Why You Should Treat Every Year Like It’s Freshman Year

It’s move in day and you are a tiny freshman walking onto what seems like a huge campus for the first time. You don’t know anyone. Like, not even the last name of your roommate. You have already seen about fifteen strangers with boxes filling their arms as you walk up and down the stairway getting everything from your car stuffed into your tiny dorm room.

You are walking back down the dorm room hall when something happens. It’s unexpected and sudden, like it should be in a movie or something. But you hear this voice from behind you and feel someone tap your shoulder.

“Hey! My name is Kim. I think you are going to live across the hall from me this year.”

Then, that’s it. She broke the ice. She made a connection. Went out on a limb and made a friend. And that continues to happen for the whole day. You meet new people; try to remember new names and faces. You get little snippets of people: Tyler is from New York and loves the south, Lilly went to a prep school in England and you have Environmental 112 with her on Monday at 9:30, and Cam is on a baseball scholarship but really just wants to become a doctor so that he can help people.

And this sort of thing doesn’t just happen to freshmen. All you need is a group of new people, in a new place, where you don’t know anything or anyone yet and then bam. Human instinct takes over and people start making connections.

Say it’s your first day at that amazing internship you landed for the summer. You are sitting in the lobby with your name printed on your name tag just like the other twenty summer interns, all waiting to start their first day just like you. When the blonde girl sitting next to you with her face perfectly painted on says, “Hey I’m Izzy, I love your skirt.”

And then that’s it. Same as Kim, she took the jump and reached out to make a connection. For whatever reason when people are placed in a new environment with all new people who are also in the same boat, they end up feeling unified just because they’re in it together.

So then, as the weeks melt into months and months melt into a semester, everyone loses that need to connect. They settle into a core group of friends, which is great. You get to form amazingly deep relationships that way but you lose the drive to get out there and continue to make new connections.

This also happens when you travel. You think, I can take a risk here, no one knows me, the worst thing that can happen is some stranger thinks I’m weird. So people go out of their comfort zone and branch out. They do it on airplanes, they do it in hotel lobbies, even when they are out sightseeing. There’s just something about travelers that unifies them enough to take a risk and introduce themselves.

So here’s my proposition. If we all act like we did when we were freshman, we will end up making more connections and having more experiences. If we go out and try to live boldly and adventurously, we will look back and think man that was fun. That was a good life. Instead of looking back and just seeing yourself watching Netflix every free moment you had.

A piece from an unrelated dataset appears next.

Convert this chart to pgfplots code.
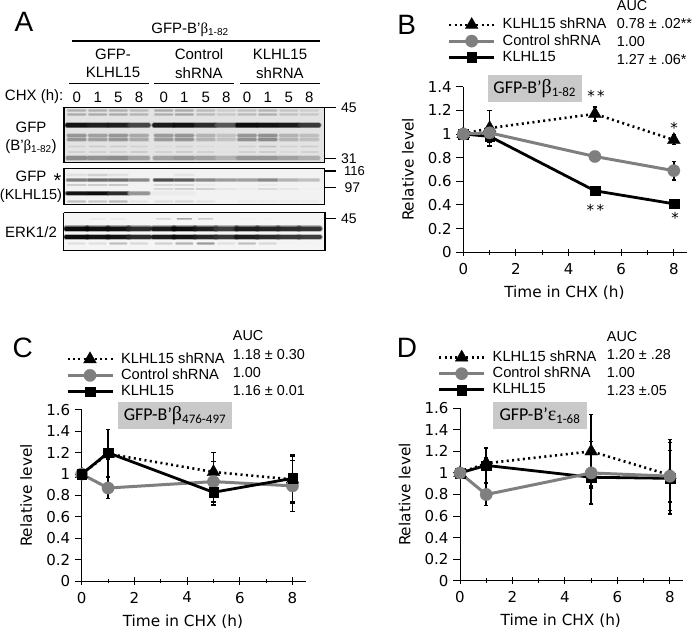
\documentclass[border=0pt]{standalone}
\usepackage{fontspec}
\setmainfont{Liberation Sans}
\newfontfamily\dv{DejaVu Sans}
\newfontfamily\cb{Carlito}
\newfontfamily\lsr{Liberation Serif}
\usepackage{pgfplots}
\pgfplotsset{compat=1.18}
\newcommand\fs[1]{\fontsize{#1}{#1}\selectfont}
\newcommand\lbl[5]{\node[anchor=#3,inner sep=0pt,font=\fs{#4}] at (#1,634-#2) {#5};}
\definecolor{grayline}{HTML}{7F7F7F}
\definecolor{boxgray}{HTML}{C9C9C9}
% one row of blot bands: y, thickness, halfwidth, darkness per lane
\def\lanes{{76.7,97.7,118.3,139,163.7,184.3,205.7,226.3,247,267.7,288.7,309.3}}
\newcommand\bandrow[4]{%
  \foreach \d [count=\i from 0] in {#4} {%
    \ifnum\d>0
      \pgfmathsetmacro\xc{\lanes[\i]}%
      \pgfmathsetmacro\aa{\xc-#3}%
      \pgfmathsetmacro\bb{\xc+#3}%
      \pgfmathsetmacro\wa{#2*1.7}%
      \pgfmathsetmacro\wb{#2*1.25}%
      \edef\tmp{\noexpand\addplot[forget plot,line cap=round,line width=\wa pt,color=black!\d,opacity=0.3] coordinates {(\aa,#1)(\bb,#1)};
      \noexpand\addplot[forget plot,line cap=round,line width=\wb pt,color=black!\d,opacity=0.45] coordinates {(\aa,#1)(\bb,#1)};
      \noexpand\addplot[forget plot,line cap=round,line width=#2 pt,color=black!\d,opacity=0.92] coordinates {(\aa,#1)(\bb,#1)};}%
      \tmp
    \fi
  }%
}
\pgfplotsset{
  panel/.style={
    scale only axis, clip=false, xmin=0, xmax=8.5, ymin=0,
    axis x line=bottom, axis y line=left, axis line style={-,line width=1pt,black},
    xtick={0,2,4,6,8}, minor xtick={1,3,5,7},
    xtick align=center, ytick align=outside,
    major tick length=7pt, minor tick length=4.5pt,
    every tick/.style={black,line width=1pt},
    minor tick style={black,line width=1pt},
    tick label style={font=\dv\fs{15},/pgf/number format/assume math mode=true},
    xticklabel style={yshift=-4pt},
    yticklabel style={xshift=-1pt},
    xlabel={Time in CHX (h)}, ylabel={Relative level},
    label style={font=\dv\fs{15.3}},
    xlabel style={at={(axis description cs:0.452,0)},anchor=north,yshift=-30pt},
    ylabel style={at={(axis description cs:0,0.5)},anchor=south,yshift=46pt},
    legend cell align=left,
    legend image code/.code={\draw[mark repeat=2,mark phase=2,#1] plot coordinates {(0pt,0pt)(22.5pt,0pt)(45pt,0pt)};},
    error bars/y dir=both, error bars/y explicit,
    error bars/error bar style={black,line width=1.6pt,solid},
    error bars/error mark options={rotate=90,mark size=2.2pt,line width=1.4pt,black,solid},
    lgd/.style={legend style={draw=none,fill=none,inner sep=0pt,outer sep=0pt,
      font=\fs{14.7},row sep=0.4pt,
      nodes={inner xsep=7pt,inner ysep=0.9pt,text height=11pt,text depth=3pt},
      at={(axis description cs:0,1)},anchor=south west},},
  },
  tri/.style={black,line width=2.6pt,dash pattern=on 2pt off 3.4pt,mark=triangle*,mark size=7.5pt,mark options={solid,fill=black,draw=black,line width=0.2pt}},
  cir/.style={grayline,line width=3pt,solid,mark=*,mark size=6.2pt,mark options={solid,fill=grayline,draw=grayline,line width=0.2pt}},
  sqr/.style={black,line width=2.8pt,solid,mark=square*,mark size=4.8pt,mark options={solid,fill=black,draw=black,line width=0.2pt}},
}
\begin{document}
\begin{tikzpicture}[x=1pt,y=1pt]
\useasboundingbox (0,0) rectangle (693,634);
% ---------- Panel A: blots
\begin{axis}[at={(0pt,0pt)},anchor=south west,scale only axis,width=693pt,height=634pt,
  xmin=0,xmax=693,ymin=0,ymax=634,y dir=reverse,hide axis,clip=false]
\addplot[forget plot,fill=black!11,draw=none] coordinates {(64,107.3)(324.3,107.3)(324.3,162.7)(64,162.7)} --cycle;
\addplot[forget plot,fill=black!5,draw=none] coordinates {(64,168.3)(324.3,168.3)(324.3,204.3)(64,204.3)} --cycle;
\addplot[forget plot,fill=black!4,draw=none] coordinates {(63.5,212.7)(325,212.7)(325,250.7)(63.5,250.7)} --cycle;
% blot 1
\bandrow{110.5}{1.8}{8.5}{32,32,32,28,34,34,28,20,26,30,24,20}
\bandrow{114.5}{1.8}{8.5}{34,34,34,30,32,36,28,22,28,32,25,22}
\bandrow{125.3}{3.6}{9.5}{95,90,90,75,92,95,85,68,97,95,92,80}
\bandrow{135.5}{2.4}{8.5}{42,38,42,34,40,42,30,24,42,44,30,26}
\bandrow{139.5}{2.4}{8.5}{42,38,42,34,40,42,30,24,44,46,30,26}
\bandrow{146.5}{1.4}{8}{18,20,20,18,14,18,14,12,18,25,18,20}
\bandrow{152}{1.2}{8}{18,18,18,20,18,20,18,12,18,20,15,18}
\bandrow{158}{3.4}{9}{46,44,46,38,38,42,38,30,42,42,38,32}
% blot 2
\bandrow{175}{2}{9}{12,18,12,0,0,10,0,0,0,0,0,0}
\bandrow{180}{2.8}{9}{52,58,58,48,72,65,48,40,38,48,30,25}
\bandrow{185}{1.6}{9}{20,20,22,0,15,15,8,0,0,8,0,0}
\bandrow{189}{1.6}{9}{0,0,0,0,15,18,18,10,8,14,10,6}
\bandrow{193.5}{3.2}{9.5}{95,98,85,42,8,8,0,0,0,0,0,0}
\bandrow{201.5}{1.8}{8.5}{25,22,28,10,12,15,10,5,8,8,8,8}
% blot 3
\bandrow{219}{1}{7}{0,8,8,0,15,35,20,0,5,5,0,0}
\bandrow{228.7}{3.9}{10.5}{98,97,95,85,92,98,90,78,90,88,85,82}
\bandrow{237}{3.8}{10.5}{98,95,95,85,92,95,88,80,90,85,80,78}
\bandrow{243.5}{1.8}{8}{12,12,25,15,18,30,40,12,25,15,5,5}
\addplot[forget plot,black,line width=1.1pt,no markers] coordinates {(64,107.3)(324.3,107.3)(324.3,162.7)(64,162.7)(64,107.3)};
\addplot[forget plot,black,line width=1.1pt,no markers] coordinates {(64,168.3)(324.3,168.3)(324.3,204.3)(64,204.3)(64,168.3)};
\addplot[forget plot,black,line width=1.1pt,no markers] coordinates {(63.5,212.7)(325,212.7)(325,250.7)(63.5,250.7)(63.5,212.7)};
\end{axis}
% Panel A annotations
\lbl{24}{22}{center}{28}{A}
\lbl{190}{30}{center}{15}{GFP-B'{\lsr β}\textsubscript{\fs{10}1-82}}
\draw[line width=1.1pt] (72,634-41)--(320,634-41);
\draw[line width=1pt] (69,634-83.3)--(149,634-83.3);
\draw[line width=1pt] (154,634-83.3)--(234,634-83.3);
\draw[line width=1pt] (240,634-83.3)--(320,634-83.3);
\lbl{113}{54}{center}{15}{GFP-}
\lbl{113}{72.7}{center}{15}{KLHL15}
\lbl{199}{54}{center}{15}{Control}
\lbl{199}{72.7}{center}{15}{shRNA}
\lbl{280}{54}{center}{15}{KLHL15}
\lbl{280}{72.7}{center}{15}{shRNA}
\lbl{63.5}{97}{east}{15}{CHX (h):}
\foreach \x/\t in {76.7/0,97.7/1,118.3/5,139/8,163.7/0,184.3/1,205.7/5,226.3/8,247/0,267.7/1,288.7/5,309.3/8}{\lbl{\x}{97}{center}{15}{\t}}
\lbl{31}{127}{center}{15}{GFP}
\lbl{31}{147}{center}{15}{(B'{\lsr β}\textsubscript{\fs{10}1-82})}
\lbl{31}{176.5}{center}{15}{GFP}
\lbl{57.5}{181}{center}{20}{*}
\lbl{31}{196}{center}{14.5}{(KLHL15)}
\lbl{31}{232}{center}{15}{ERK1/2}
\foreach \y in {107.5,158.3,171,187.7,218.3}{
  \draw[line width=1.1pt] (324.5,634-\y)--(336,634-\y);
}
\lbl{341}{108}{west}{14}{45}
\lbl{341}{158.5}{west}{14}{31}
\lbl{344}{171}{west}{13}{116}
\lbl{344.3}{187.5}{west}{14}{97}
\lbl{341}{218.5}{west}{14}{45}
% ---------- Panel B
\fill[boxgray] (488.3,634-74.7) rectangle (581.7,634-101.7);
\begin{axis}[panel,at={(463.3pt,381.7pt)},anchor=origin,width=223.7pt,height=165.6pt,ymax=1.4,
  ytick={0,0.2,0.4,0.6,0.8,1,1.2,1.4},lgd,
  legend style={xshift=-15.6pt,yshift=21.5pt}]
\addlegendimage{tri}\addlegendentry{KLHL15 shRNA}
\addlegendimage{cir}\addlegendentry{Control shRNA}
\addlegendimage{sqr}\addlegendentry{KLHL15}
\addplot[sqr,forget plot] coordinates {(0,1)(1,0.98) +- (0,0.05) (5,0.52) +- (0,0.03) (8,0.41) +- (0,0.02)};
\addplot[tri,forget plot] coordinates {(0,1)(1,1.05) +- (0,0.15) (5,1.17) +- (0,0.06) (8,0.95) +- (0,0.04)};
\addplot[cir,forget plot] coordinates {(0,1)(1,1.01) +- (0,0.05) (5,0.81) +- (0,0.04) (8,0.69) +- (0,0.08)};
\end{axis}
\lbl{534.7}{88.5}{center}{18}{\cb GFP-B’{\lsr\fs{20}β}\textsubscript{\fs{13}1-82}}
\lbl{596}{96}{center}{15}{\dv *\,*}
\lbl{674}{128}{center}{15}{\dv *}
\lbl{595.3}{210}{center}{15}{\dv *\,*}
\lbl{675}{218}{center}{15}{\dv *}
\lbl{406.7}{25}{center}{28}{B}
\lbl{616.7}{6}{west}{14.4}{AUC}
\lbl{616.7}{24}{west}{14.4}{0.78 ± .02**}
\lbl{616.7}{41.7}{west}{14.4}{1.00}
\lbl{616.7}{60}{west}{14.4}{1.27 ± .06*}
% ---------- Panel C
\fill[boxgray] (118.3,634-402) rectangle (231.7,634-429);
\begin{axis}[panel,at={(81.7pt,53pt)},anchor=origin,width=224pt,height=171pt,ymax=1.6,
  ytick={0,0.2,0.4,0.6,0.8,1,1.2,1.4,1.6},lgd,
  legend style={xshift=-15.7pt,yshift=10.5pt}]
\addlegendimage{tri}\addlegendentry{KLHL15 shRNA}
\addlegendimage{cir}\addlegendentry{Control shRNA}
\addlegendimage{sqr}\addlegendentry{KLHL15}
\addplot[tri,forget plot] coordinates {(0,1)(1,1.19) +- (0,0.05) (5,1.02) +- (0,0.18) (8,0.95) +- (0,0.22)};
\addplot[cir,forget plot] coordinates {(0,1)(1,0.87) +- (0,0.1) (5,0.93) +- (0,0.19) (8,0.89) +- (0,0.24)};
\addplot[sqr,forget plot] coordinates {(0,1)(1,1.2) +- (0,0.22) (5,0.83) +- (0,0.12) (8,0.96) +- (0,0.22)};
\end{axis}
\lbl{175}{416}{center}{18}{\cb GFP-B’{\lsr\fs{20}β}\textsubscript{\fs{13}476-497}}
\lbl{22.7}{348}{center}{28}{C}
\lbl{232.7}{336}{west}{14.4}{AUC}
\lbl{232.7}{354.3}{west}{14.4}{1.18 ± 0.30}
\lbl{232.7}{372.7}{west}{14.4}{1.00}
\lbl{232.7}{391}{west}{14.4}{1.16 ± 0.01}
% ---------- Panel D
\fill[boxgray] (493.3,634-402) rectangle (587.3,634-429);
\begin{axis}[panel,at={(460pt,53.3pt)},anchor=origin,width=223pt,height=172.4pt,ymax=1.6,
  ytick={0,0.2,0.4,0.6,0.8,1,1.2,1.4,1.6},lgd,
  legend style={xshift=-22.3pt,yshift=10.5pt}]
\addlegendimage{tri}\addlegendentry{KLHL15 shRNA}
\addlegendimage{cir}\addlegendentry{Control shRNA}
\addlegendimage{sqr}\addlegendentry{KLHL15}
\addplot[sqr,forget plot] coordinates {(0,1)(1,1.07) +- (0,0.16) (5,0.96) +- (0,0.08) (8,0.95) +- (0,0.33)};
\addplot[tri,forget plot] coordinates {(0,1)(1,1.09) +- (0,0.05) (5,1.2) +- (0,0.34) (8,0.98) +- (0,0.33)};
\addplot[cir,forget plot] coordinates {(0,1)(1,0.8) +- (0,0.1) (5,1.0) +- (0,0.29) (8,0.97) +- (0,0.24)};
\end{axis}
\lbl{540}{416}{center}{18}{\cb GFP-B’{\lsr\fs{20}ε}\textsubscript{\fs{13}1-68}}
\lbl{407}{348}{center}{28}{D}
\lbl{606.7}{336.7}{west}{14.4}{AUC}
\lbl{606.7}{354.3}{west}{14.4}{1.20 ± .28}
\lbl{606.7}{373}{west}{14.4}{1.00}
\lbl{606.7}{391}{west}{14.4}{1.23 ±.05}
\end{tikzpicture}
\end{document}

And I’m not alone in thinking this way. There is an app, Rendezwho, designed to inspire people to travel and make friends. The app has 10K users which means at least 10k people out there want to continue to make these kind of bold connections with people.

Take for example the sophomore slump. (Disclaimer: this is a real thing people. I didn’t believe it until it happened but it really does happen and it sucks.) You go from Freshman year where you hang out with new people every weekend, exploring the new city you are in, to Sophomore year where you occasionally have a movie night with a couple of your friends.

And there is nothing wrong with chill movie nights. I love them as much as the next guy, especially when I just had a stressful week, but to go from a year full of random adventures to movie nights all the time can lead you to think “What the fuck is going on.”

I think we should live life-like we do when we are freshmen. We should continuously search for that new connection. We should try to get out of our comfort zone every once in a while.

We should take that jump just to see what happens.